Similarly, For this logistic regression model, there are four assumptions to check for:

1. Outcome is binary

Because the response variable for this model is to predict whether or not a voter would vote for the Liberal Party, so the outcome of this model would be either "vote" or "do not vote", so this assumption is satisfied.

2. linearity in the logit for continuous variables

From this logistic regression model, there is only one continuous variable, and that is "Age". Similarly, we could have run the Box-Tidwell test to see if the linearity is satisfied like what we did for the previous model, but the Box-Tidwell could not successfully perform the test due to various possible reasons in this model. 

Therefore, we could instead visually inspect the scatter plot between the predictor "Age" and the logit values predicted from the Conservative Party model to see if a linear relationship exists between them (Kassambara, 2018). From Fig 4, the blue line across the plot shows that the variable "Age" is linearly associated with the Conservative voting outcome in a logit scale, so we could say that the linearity assumption might not be violated for the Conservative Party model.

In [None]:
probabilities <- predict(model_Conservative, type = "response")
cleaned_survey_data <- cleaned_survey_data %>%
  mutate(logit = log(probabilities/(1-probabilities)))

ggplot(cleaned_survey_data, aes(y = logit, x = Age))+
  geom_point() +
  geom_smooth(method = "loess") + 
  theme_bw() + labs(title = "Fig 4. Predicted Logit Values from Conservative Party Model against Age", y = "Predicted Logit Values")

3. Absence of multicollinearity

To check whether or not the predictors in our sample data are highly correlated, we would also compute the variance inflation factors from our dataset for this model to help us identify multicollinearity (James et al., 2017).

From table 6, we can see that none of our predictors have variance inflation factors exceeding 5, which means that none of them seem to be correlated to each other in this model, so the multicollinearity assumption would be satisfied.

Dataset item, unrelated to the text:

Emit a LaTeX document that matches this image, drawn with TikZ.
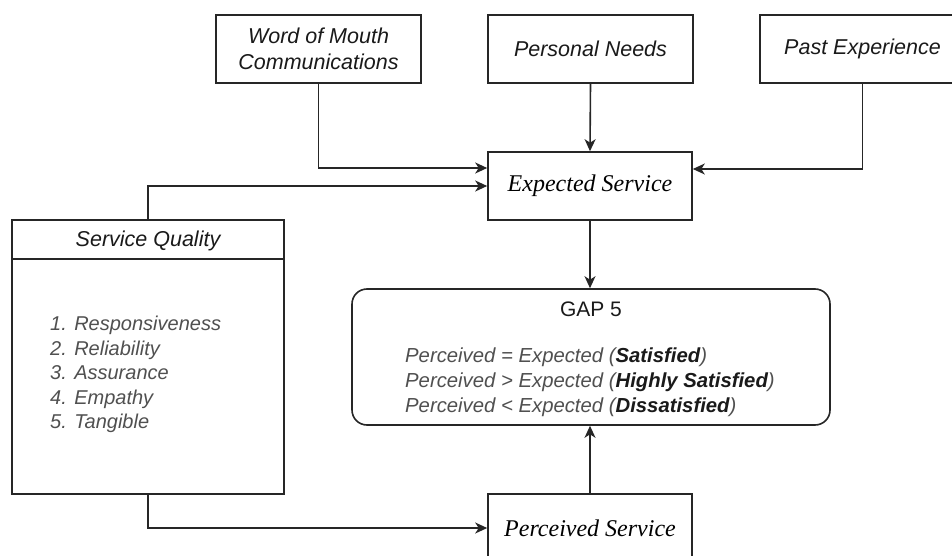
\documentclass[tikz,border=0pt]{standalone}
\usepackage{fontspec}
\setmainfont{Liberation Sans}
\newfontfamily\serifit{Liberation Serif}
\usetikzlibrary{arrows.meta,positioning}
\definecolor{titletxt}{HTML}{1A1A1A}
\definecolor{bodytxt}{HTML}{505050}
\tikzset{
  line/.style={draw=black!85, line width=1.6pt},
  arr/.style={line, -{Stealth[length=12pt,width=11pt,inset=3.5pt]}},
  topbox/.style={line, rectangle, minimum width=205pt, minimum height=68pt, inner sep=0pt,
    align=center, font=\fontsize{21.5}{26}\selectfont\itshape, text=titletxt},
  servbox/.style={line, rectangle, minimum width=204pt, minimum height=68pt, inner sep=0pt,
    font=\serifit\fontsize{24}{28}\selectfont\itshape, text=black},
  bodytext/.style={inner sep=0pt, align=left, text=bodytxt, font=\fontsize{20}{24.5}\selectfont\itshape},
}
\begin{document}
\begin{tikzpicture}[x=1pt,y=-1pt]
\useasboundingbox (0,0) rectangle (952,556);
\fill[white] (0,0) rectangle (952,556);
% top boxes
\node[topbox] (wom) at (318.5,49) {Word of Mouth\\Communications};
\node[topbox] (pn) at (590.5,49) {Personal Needs};
\node[topbox] (pe) at (862.5,49) {Past Experience};
% expected / perceived
\node[servbox] (es) at (590,186) {Expected Service};
\node[servbox] (ps) at (590,528) {Perceived Service};
% service quality
\node[line, rectangle, minimum width=272pt, minimum height=274pt, inner sep=0pt] (sq) at (148,357) {};
\draw[line] ([yshift=-40pt]sq.north west) -- ([yshift=-40pt]sq.north east);
\node[inner sep=0pt, text=titletxt, font=\fontsize{21.5}{26}\selectfont\itshape] (sqt) at (148,241) {Service Quality};
\node[bodytext, anchor=west] (sql) at (50,374.5) {1. Responsiveness\\2. Reliability\\3. Assurance\\4. Empathy\\5. Tangible};
% gap box
\node[line, rectangle, rounded corners=15pt, minimum width=478pt, minimum height=136pt, inner sep=0pt] (gap) at (591,357) {};
\node[inner sep=0pt, text=titletxt, font=\fontsize{21}{25}\selectfont] (gapt) at (591,309) {GAP 5};
\node[bodytext, anchor=west, font=\fontsize{20.3}{25}\selectfont\itshape] (gapl) at (405,382.5) {%
Perceived = Expected (\textcolor{titletxt}{\textbf{Satisfied}})\\
Perceived > Expected (\textcolor{titletxt}{\textbf{Highly Satisfied}})\\
Perceived < Expected (\textcolor{titletxt}{\textbf{Dissatisfied}})};
% connectors
\draw[arr] (wom.south) |- ([yshift=18pt]es.west);
\draw[arr] (pn.south) -- (es.north);
\draw[arr] (pe.south) |- ([yshift=17pt]es.east);
\draw[arr] (sq.north) |- (es.west);
\draw[arr] (es.south) -- (gap.north -| es.south);
\draw[arr] (ps.north) -- (gap.south -| ps.north);
\draw[arr] (sq.south) |- (ps.west);
\end{tikzpicture}
\end{document}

The Variance Inflation Factor is computed in R using the package "car" (Fox & Weisberg, 2019).

In [None]:
assumption3_model2 = vif(model_Conservative)
assumption3_model2[,c(1,2)] %>% data.frame() %>% rename('Variance Inflation Factors' = GVIF, 'Degree of Freedom' = Df) %>% kable(caption = "Variance Inflation Factors of Logistic Regression Model for the Conservative Party")

4. Checking influential values

To check for the influential values that could affect the quality of this model, similarly, we would examine these values by visualizing Cook's distance values for each of the models (Kassambara, 2018).

By observing Fig 5, we can see that there are quite a few large values that seem to be influential observations in this model, but because the difference of the Cook's distance between these observations and the majority of the observations is still small, so it seems relatively acceptable to keep these observations in the dataset.

In [None]:
ggplot(model_Conservative, aes(seq_along(.cooksd), .cooksd)) +
  geom_col(fill = 'black') + labs(title = "Fig 5. Cook's Distance for Each Observation in Conservative Party Model", y = "Cook's Distance", x = "Observation Number") + theme_classic()

Therefore, after checking all the assumptions, we now have the logistic regression model for predicting the outcome of the Conservative Party using the survey data based on the predictor age, education background, sex, household size, household income, and place of birth.



*NDP:* $$log(\frac{\hat{p}}{1-\hat{p}}) = \hat{\beta_0}+\hat{\beta_1} x_{Age} + \hat{\beta_2}x_{Male} + \hat{\beta_3}x_{Income>125k} + \hat{\beta_4}x_{Income=25k-50k} + \hat{\beta_5}x_{Income=50k-75k} +$$$$ \hat{\beta_6}x_{Income=75k-100k} + \hat{\beta_{7}}x_{Income<25k} $$

The model introduced is the logistic regression model for predicting the proportion of voters who would vote for the NDP using the variables age, sex, and income level.

$\hat{p}$ represents the probability of voting for the NDP.

$\hat{\beta_0}$ coefficient represents the intercept term of the model, that is the log odds of voting for the NDP when the voter is at a certain age, sex, and income level.

$\hat{\beta_1}$ coefficient represents the change in log odds of voting for the NDP for every one-year increase in age.

$\hat{\beta_2}$ the average difference in log odds of voting for the NDP between male and female voters with a certain age and income level.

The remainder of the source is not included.